Opened 7 years ago
#87 new defect
Inconsistent Assertion Ordering
Reported by: | Rob Schluntz | Owned by: | |
---|---|---|---|
Priority: | minor | Component: | cfa-cc |
Version: | 1.0 | Keywords: | assertion |
Cc: |
Description
Currently we use this comparator to sort assertions in AssertionSet
s.
struct AssertCompare { bool operator()( DeclarationWithType * d1, DeclarationWithType * d2 ) const { int cmp = d1->get_name().compare( d2->get_name() ); return cmp < 0 || ( cmp == 0 && d1->get_type() < d2->get_type() ); } }; typedef std::map< DeclarationWithType*, AssertionSetValue, AssertCompare > AssertionSet;
This leads to potentially large changes in compilation time from seemingly minor changes in the input file, since assertions are partially sorted by type pointer, wherein changes to the input can change the memory layout of the program. The ordering of assertions in AssertionSet
s is important in inferRecursive, where the order determines how many candidates are checked.
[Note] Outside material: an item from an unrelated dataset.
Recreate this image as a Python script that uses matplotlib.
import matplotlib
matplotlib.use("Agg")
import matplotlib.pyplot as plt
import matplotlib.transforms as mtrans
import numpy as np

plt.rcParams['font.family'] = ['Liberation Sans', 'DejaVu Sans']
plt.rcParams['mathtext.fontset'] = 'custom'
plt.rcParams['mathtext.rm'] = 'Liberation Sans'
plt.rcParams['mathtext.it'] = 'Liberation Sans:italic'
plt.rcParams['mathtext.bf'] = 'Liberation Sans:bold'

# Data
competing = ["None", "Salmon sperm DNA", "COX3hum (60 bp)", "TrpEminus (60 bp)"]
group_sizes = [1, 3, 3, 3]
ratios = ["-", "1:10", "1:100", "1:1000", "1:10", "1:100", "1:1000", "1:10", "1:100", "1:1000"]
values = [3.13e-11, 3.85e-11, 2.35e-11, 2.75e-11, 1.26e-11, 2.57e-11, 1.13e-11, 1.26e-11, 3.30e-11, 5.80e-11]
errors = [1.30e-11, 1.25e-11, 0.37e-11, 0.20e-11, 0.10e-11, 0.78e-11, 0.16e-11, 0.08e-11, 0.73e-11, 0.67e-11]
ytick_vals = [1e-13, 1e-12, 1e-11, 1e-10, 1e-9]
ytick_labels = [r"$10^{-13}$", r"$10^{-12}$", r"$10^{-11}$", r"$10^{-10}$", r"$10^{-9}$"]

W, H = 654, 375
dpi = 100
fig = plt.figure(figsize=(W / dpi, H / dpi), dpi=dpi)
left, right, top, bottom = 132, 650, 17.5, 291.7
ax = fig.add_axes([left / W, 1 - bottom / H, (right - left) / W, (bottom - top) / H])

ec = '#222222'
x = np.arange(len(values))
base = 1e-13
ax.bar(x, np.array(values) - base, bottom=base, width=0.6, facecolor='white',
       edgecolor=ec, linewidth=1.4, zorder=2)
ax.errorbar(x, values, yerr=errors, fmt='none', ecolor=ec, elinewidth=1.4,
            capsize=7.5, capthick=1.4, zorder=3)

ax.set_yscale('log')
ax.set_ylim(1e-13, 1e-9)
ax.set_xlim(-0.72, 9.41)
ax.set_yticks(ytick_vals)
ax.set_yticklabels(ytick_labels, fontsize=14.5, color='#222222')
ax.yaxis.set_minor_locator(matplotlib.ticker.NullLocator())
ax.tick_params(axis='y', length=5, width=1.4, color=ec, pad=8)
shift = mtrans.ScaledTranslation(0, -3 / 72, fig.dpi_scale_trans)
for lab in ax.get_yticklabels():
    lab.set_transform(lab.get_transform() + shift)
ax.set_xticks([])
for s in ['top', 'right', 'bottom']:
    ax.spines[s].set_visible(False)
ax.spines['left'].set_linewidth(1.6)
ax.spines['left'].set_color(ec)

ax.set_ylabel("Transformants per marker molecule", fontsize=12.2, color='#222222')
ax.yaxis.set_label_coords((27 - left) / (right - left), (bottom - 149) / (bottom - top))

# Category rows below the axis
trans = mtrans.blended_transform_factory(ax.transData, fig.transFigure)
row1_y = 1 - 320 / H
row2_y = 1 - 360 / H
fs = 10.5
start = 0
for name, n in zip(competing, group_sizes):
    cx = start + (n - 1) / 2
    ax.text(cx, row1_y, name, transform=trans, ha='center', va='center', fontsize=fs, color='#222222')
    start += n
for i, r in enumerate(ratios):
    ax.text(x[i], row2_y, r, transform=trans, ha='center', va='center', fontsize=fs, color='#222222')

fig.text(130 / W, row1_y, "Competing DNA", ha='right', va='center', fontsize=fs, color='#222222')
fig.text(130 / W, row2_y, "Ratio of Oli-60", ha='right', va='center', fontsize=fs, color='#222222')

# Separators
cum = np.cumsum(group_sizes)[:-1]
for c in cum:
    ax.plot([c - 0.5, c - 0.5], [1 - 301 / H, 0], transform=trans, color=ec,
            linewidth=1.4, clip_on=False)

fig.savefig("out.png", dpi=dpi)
One idea is to attempt to order assertions so that the assertions with the fewest number of candidates come first. Here is an example implementation:
size_t Indexer::estimateId( const std::string &id ) const { size_t count = 0; std::unordered_set< std::string > foundMangleNames; Indexer::Impl *searchTables = tables; while ( searchTables ) { IdTable::const_iterator decls = searchTables->idTable.find( id ); if ( decls != searchTables->idTable.end() ) { const MangleTable &mangleTable = decls->second; for ( MangleTable::const_iterator decl = mangleTable.begin(); decl != mangleTable.end(); ++decl ) { // mark the mangled name as found, skipping this insertion if a declaration for that name has already been found if ( foundMangleNames.insert( decl->first ).second == false ) continue; ++count; } } // get declarations from base indexers searchTables = searchTables->base.tables; } return count; } struct AssertCompare2 { AssertCompare compare; const SymTab::Indexer & decls; AssertCompare2( const SymTab::Indexer & decls ) : decls( decls ) {} bool operator()( DeclarationWithType * d1, DeclarationWithType * d2 ) { auto n1 = decls.estimateId( d1->name ); auto n2 = decls.estimateId( d2->name ); if ( n1 == n2 ) { return compare( d1, d2 ); } else { return n1 < n2; } } }; typedef std::map< DeclarationWithType*, AssertionSetValue, AssertCompare2 > AssertionSet2;
Then replace calls to inferRecursive
with
AssertCompare2 comp( decls ); AssertionSet2 ordered( newNeed.begin(), newNeed.end(), comp ); inferRecursive( ordered.begin(), ordered.end(), newAlt, openVars, decls, newerNeed, /*needParents,*/ level+1, indexer, out );
This exact setup leads to the results below:
Here's a few data points from full runs of the test suite:
origin/master
real 22m23.644s
user 179m19.648s
sys 1m55.240s
origin/master + reordering
real 41m27.435s
user 374m52.536s
sys 2m2.412s
origin/master without reordering, but with calls to calculate number of candidates per assertion (to try and measure the overhead of that operation, and the potential for caching)
real 30m59.777s
user 267m18.048s
sys 2m22.136s
origin/master without reordering, without candidate calculations, but with the extra copies required to make new ordered maps where necessary (to measure the overhead of the copies)
real 23m27.677s
user 183m15.980s
sys 1m56.080s
This seems to indicate to me that
1) this ordering is still worse than the somewhat 'random' ordering that we currently have, for at least some inputs
2) if we did take such an approach, there is a noticeable overhead introduced by repeatedly counting the number of candidates at each comparison, so tracking the number of overloads for a name in the Indexer might alleviate some of this
3) There is relatively little overhead to the extra copies needed to take this approach
So I'm not ready to give up on the idea of a consistent ordering, but this specific ordering probably isn't the right approach. I'm not sure offhand how to make it better, so it's probably best to leave it out for now but keep it in mind as a known defect.